Adversarial Semantic Decoupling for Recognizing Open-Vocabulary Slots
Yuanmeng Yan | Keqing He | Hong Xu | Sihong Liu | Fanyu Meng | Min Hu | Weiran Xu
Proceedings of the 2020 Conference on Empirical Methods in Natural Language Processing (EMNLP)
Yuanmeng Yan | Keqing He | Hong Xu | Sihong Liu | Fanyu Meng | Min Hu | Weiran Xu
Proceedings of the 2020 Conference on Empirical Methods in Natural Language Processing (EMNLP)

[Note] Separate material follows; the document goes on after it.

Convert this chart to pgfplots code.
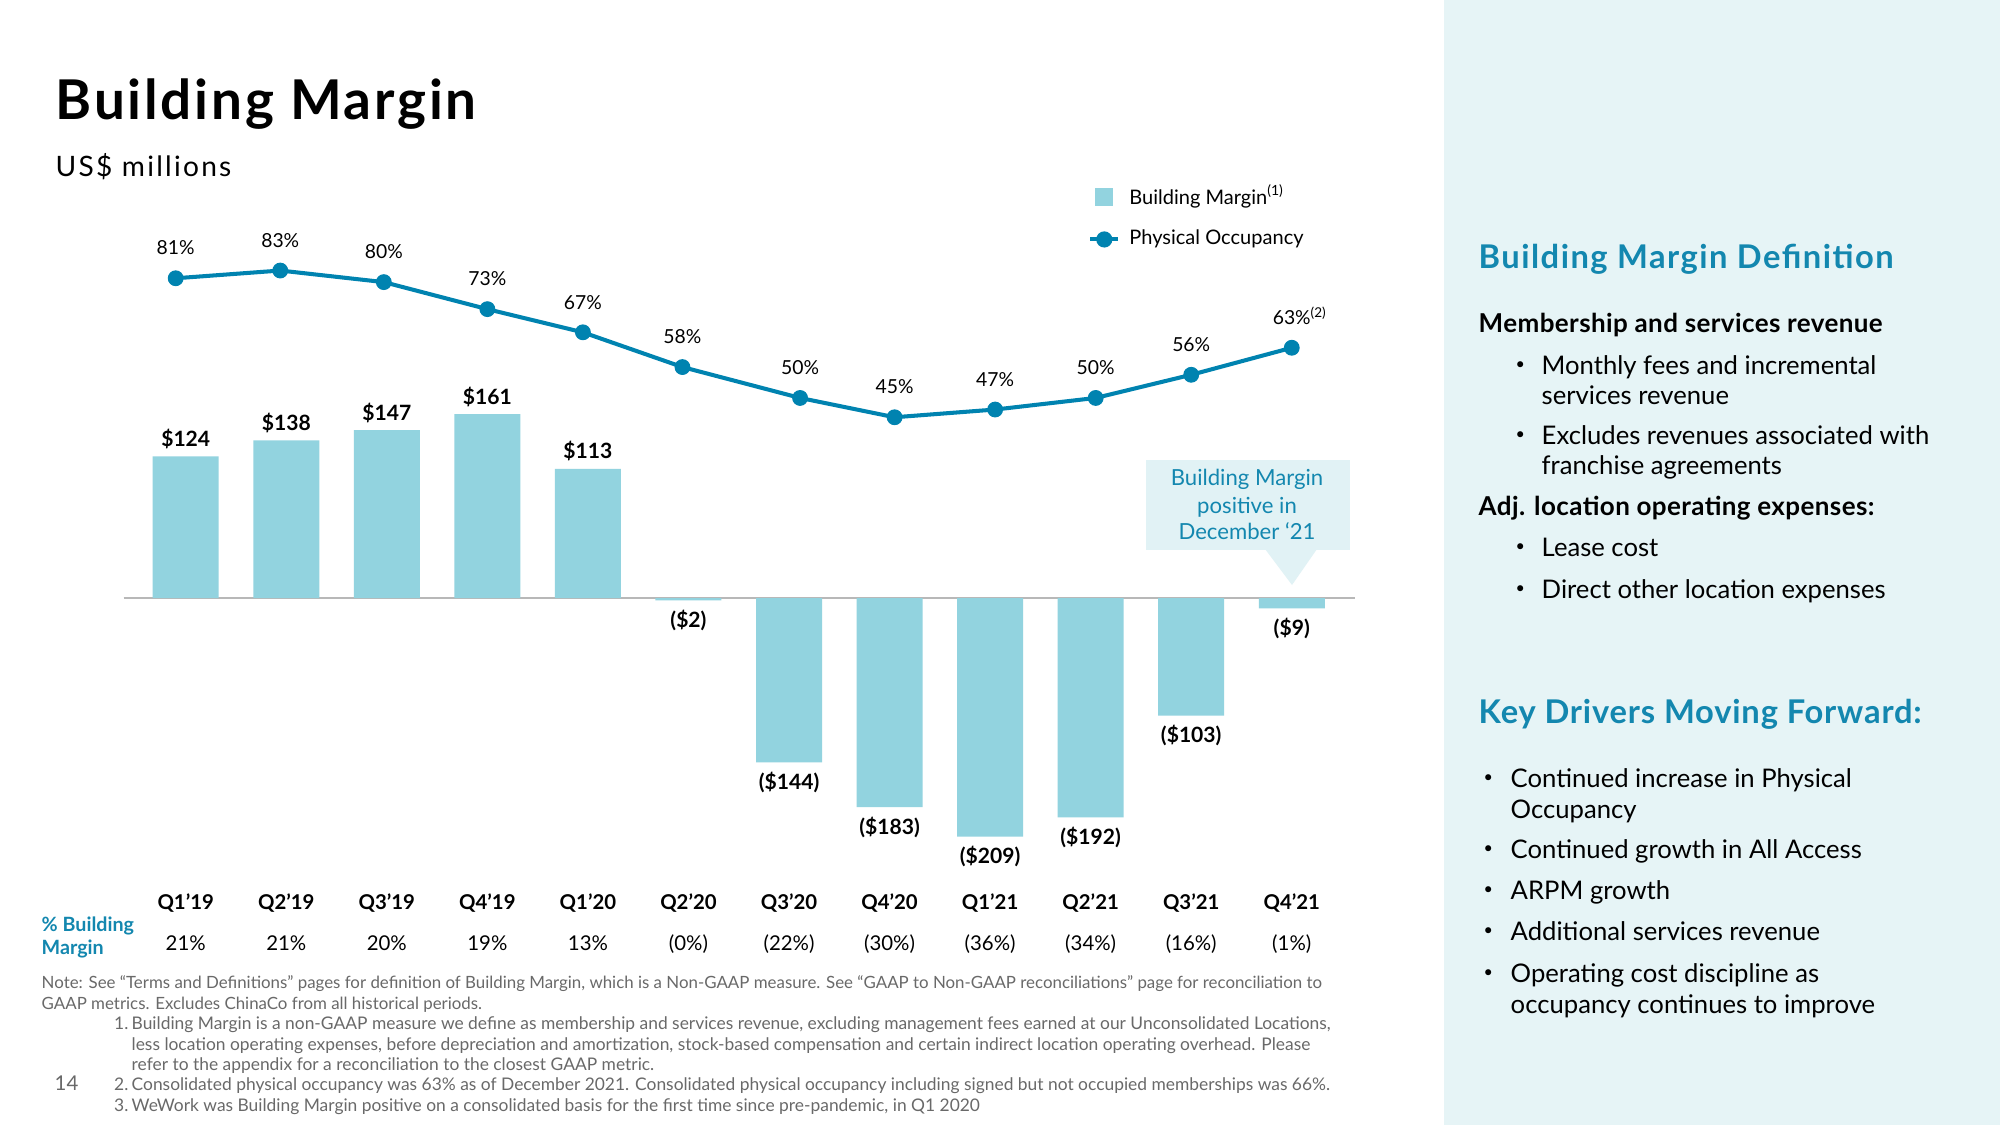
\documentclass[border=0pt]{standalone}
\usepackage{fontspec}
\setmainfont{Lato}
\usepackage{pgfplots}
\pgfplotsset{compat=1.18}
\definecolor{barcol}{RGB}{146,211,223}
\definecolor{linecol}{RGB}{0,131,176}
\definecolor{tealc}{RGB}{19,135,175}
\definecolor{panel}{RGB}{230,244,246}
\definecolor{callout}{RGB}{225,242,245}
\definecolor{foot}{RGB}{105,105,105}
\newcommand{\fsz}[1]{\fontsize{#1}{#1}\selectfont}
\newcommand{\ls}[1]{\addfontfeatures{LetterSpace=#1}}
\begin{document}
\begin{tikzpicture}
\useasboundingbox (0,0) rectangle (200mm,112.5mm);
\fill[white] (0,0) rectangle (200mm,112.5mm);
\fill[panel] (144.4mm,0) rectangle (200mm,112.5mm);
\begin{scope}[shift={(0mm,112.5mm)},x=0.1mm,y=-0.1mm]
\fill[callout] (1146,460) rectangle (1350,550);
\fill[callout] (1265,549) -- (1317,549) -- (1292,585) -- cycle;
\end{scope}

\begin{axis}[at={(12.37mm,25.29mm)}, anchor=south west, scale only axis,
  width=123.1mm, height=50.25mm,
  xmin=-0.617, xmax=11.626, ymin=-240, ymax=200,
  axis line style={draw=none}, major tick length=0pt, ytick=\empty,
  xtick={0,...,11},
  xticklabels={Q1’19,Q2’19,Q3’19,Q4’19,Q1’20,Q2’20,Q3’20,Q4’20,Q1’21,Q2’21,Q3’21,Q4’21},
  xticklabel style={font=\bfseries\fsz{5.8}, anchor=base, yshift=-3.72mm},
  ybar, bar width=6.6mm, bar shift=0pt, clip=false,
  legend style={at={(axis description cs:0.783,1.384)}, anchor=north west, draw=none, fill=none,
    font=\fsz{5.7}, row sep=0.6mm, column sep=0.2mm, inner sep=0pt},
  legend cell align=left]
\draw[black!28, line width=0.7pt] (axis cs:-0.617,0) -- (axis cs:11.626,0);
\addplot[fill=barcol, draw=none, nodes near coords, point meta=explicit symbolic,
  legend image code/.code={\fill[barcol] (-0.9mm,-0.9mm) rectangle (0.9mm,0.9mm);},
  nodes near coords style={font=\bfseries\fsz{6}, text=black, anchor=base, yshift=1mm}]
  table[meta=label]{
x y label
0 124 \$124
1 138 \$138
2 147 \$147
3 161 \$161
4 113 \$113
};
\addlegendentry{Building Margin\textsuperscript{(1)}}
\addplot[fill=barcol, draw=none, forget plot, nodes near coords, point meta=explicit symbolic,
  nodes near coords style={font=\bfseries\fsz{6}, text=black, anchor=base, yshift=-2.7mm}]
  table[meta=label]{
x y label
5 -2 (\$2)
6 -144 (\$144)
7 -183 (\$183)
8 -209 (\$209)
9 -192 (\$192)
10 -103 (\$103)
11 -9 (\$9)
};
\addlegendimage{legend image code/.code={\draw[linecol, line width=1.15pt] (-1.4mm,0mm) -- (1.4mm,0mm); \fill[linecol] (0mm,0mm) circle (2.1pt);}}
\addlegendentry{Physical Occupancy}
\end{axis}

\begin{axis}[at={(12.37mm,53.4mm)}, anchor=south west, scale only axis,
  width=123.1mm, height=38.61mm,
  xmin=-0.617, xmax=11.626, ymin=0, ymax=100,
  axis line style={draw=none}, major tick length=0pt, ytick=\empty,
  xtick={0,...,11},
  xticklabels={21\%,21\%,20\%,19\%,13\%,(0\%),(22\%),(30\%),(36\%),(34\%),(16\%),(1\%)},
  xticklabel style={font=\fsz{5.8}, anchor=base, yshift=-35.9mm},
  clip=false]
\addplot[linecol, line width=1.15pt, mark=*, mark size=2.1pt, mark options={line width=0.3pt},
  nodes near coords, point meta=explicit symbolic,
  nodes near coords style={font=\fsz{5.5}, text=black, anchor=base, yshift=2.33mm}]
  table[meta=label]{
x y label
-0.1 81 81\%
0.94 83 83\%
1.97 80 80\%
3.0 73 73\%
3.95 67 67\%
4.94 58 58\%
6.11 50 50\%
7.05 45 45\%
8.05 47 47\%
9.05 50 50\%
10.0 56 56\%
11.0 63 63\%\rlap{\textsuperscript{(2)}}
};
\end{axis}

\begin{scope}[shift={(0mm,112.5mm)},x=0.1mm,y=-0.1mm, every node/.style={inner sep=0pt}]
% title
\node[anchor=base west, font=\bfseries\fsz{15.6}\ls{5}] at (55,119.3) {Building Margin};
\node[anchor=base west, font=\fsz{8}\ls{8}] at (55,176.7) {US\$ millions};
% callout text
\node[anchor=base, font=\fsz{6.3}, text=tealc] at (1247,485) {Building Margin};
\node[anchor=base, font=\fsz{6.3}, text=tealc] at (1247,513) {positive in};
\node[anchor=base, font=\fsz{6.3}, text=tealc] at (1247,539) {December ‘21};
% row label
\node[anchor=base west, font=\bfseries\fsz{5.6}, text=tealc] at (41,931) {\% Building};
\node[anchor=base west, font=\bfseries\fsz{5.6}, text=tealc] at (41,954) {Margin};
% footnotes
\begin{scope}[every node/.style={inner sep=0pt, anchor=base west, font=\fsz{4.8}, text=foot}]
\node at (41,988.5) {Note: See “Terms and Definitions” pages for definition of Building Margin, which is a Non-GAAP measure. See “GAAP to Non-GAAP reconciliations” page for reconciliation to};
\node at (41,1009) {GAAP metrics. Excludes ChinaCo from all historical periods.};
\begin{scope}[every node/.append style={font=\fsz{4.95}}]
\node at (113.5,1029) {1.};
\node at (131,1029) {Building Margin is a non-GAAP measure we define as membership and services revenue, excluding management fees earned at our Unconsolidated Locations,};
\node at (131,1050) {less location operating expenses, before depreciation and amortization, stock-based compensation and certain indirect location operating overhead. Please};
\node at (131,1070) {refer to the appendix for a reconciliation to the closest GAAP metric.};
\node at (113.5,1090.5) {2.};
\node at (131,1090.5) {Consolidated physical occupancy was 63\% as of December 2021. Consolidated physical occupancy including signed but not occupied memberships was 66\%.};
\node at (113.5,1111) {3.};
\node at (131,1111) {WeWork was Building Margin positive on a consolidated basis for the first time since pre-pandemic, in Q1 2020};
\end{scope}
\node[font=\fsz{5.8}] at (54,1090.5) {14};
\end{scope}
% right panel
\begin{scope}[every node/.style={inner sep=0pt, anchor=base west, font=\fsz{7.3}, text=black},
  bul/.style={font=\fsz{4.6}, yshift=0.45mm}]
\node[font=\bfseries\fsz{9.3}\ls{4.5}, text=tealc] at (1478,269) {Building Margin Definition};
\node[font=\bfseries\fsz{7.4}\ls{1.5}] at (1478,332) {Membership and services revenue};
\node[bul] at (1515,374) {•}; \node at (1541,374) {Monthly fees and incremental};
\node at (1541,404) {services revenue};
\node[bul] at (1515,444) {•}; \node at (1541,444) {Excludes revenues associated with};
\node at (1541,474.5) {franchise agreements};
\node[font=\bfseries\fsz{7.4}\ls{1.5}] at (1478,515) {Adj. location operating expenses:};
\node[bul] at (1515,556) {•}; \node at (1541,556) {Lease cost};
\node[bul] at (1515,598) {•}; \node at (1541,598) {Direct other location expenses};
\node[font=\bfseries\fsz{9.3}\ls{2.5}, text=tealc] at (1478,723) {Key Drivers Moving Forward:};
\node[bul] at (1483,787) {•}; \node at (1510,787) {Continued increase in Physical};
\node at (1510,818) {Occupancy};
\node[bul] at (1483,858) {•}; \node at (1510,858) {Continued growth in All Access};
\node[bul] at (1483,899) {•}; \node at (1510,899) {ARPM growth};
\node[bul] at (1483,940) {•}; \node at (1510,940) {Additional services revenue};
\node[bul] at (1483,982) {•}; \node at (1510,982) {Operating cost discipline as};
\node at (1510,1013) {occupancy continues to improve};
\end{scope}
\end{scope}
\end{tikzpicture}
\end{document}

Open-vocabulary slots, such as file name, album name, or schedule title, significantly degrade the performance of neural-based slot filling models since these slots can take on values from a virtually unlimited set and have no semantic restriction nor a length limit. In this paper, we propose a robust adversarial model-agnostic slot filling method that explicitly decouples local semantics inherent in open-vocabulary slot words from the global context. We aim to depart entangled contextual semantics and focus more on the holistic context at the level of the whole sentence. Experiments on two public datasets show that our method consistently outperforms other methods with a statistically significant margin on all the open-vocabulary slots without deteriorating the performance of normal slots.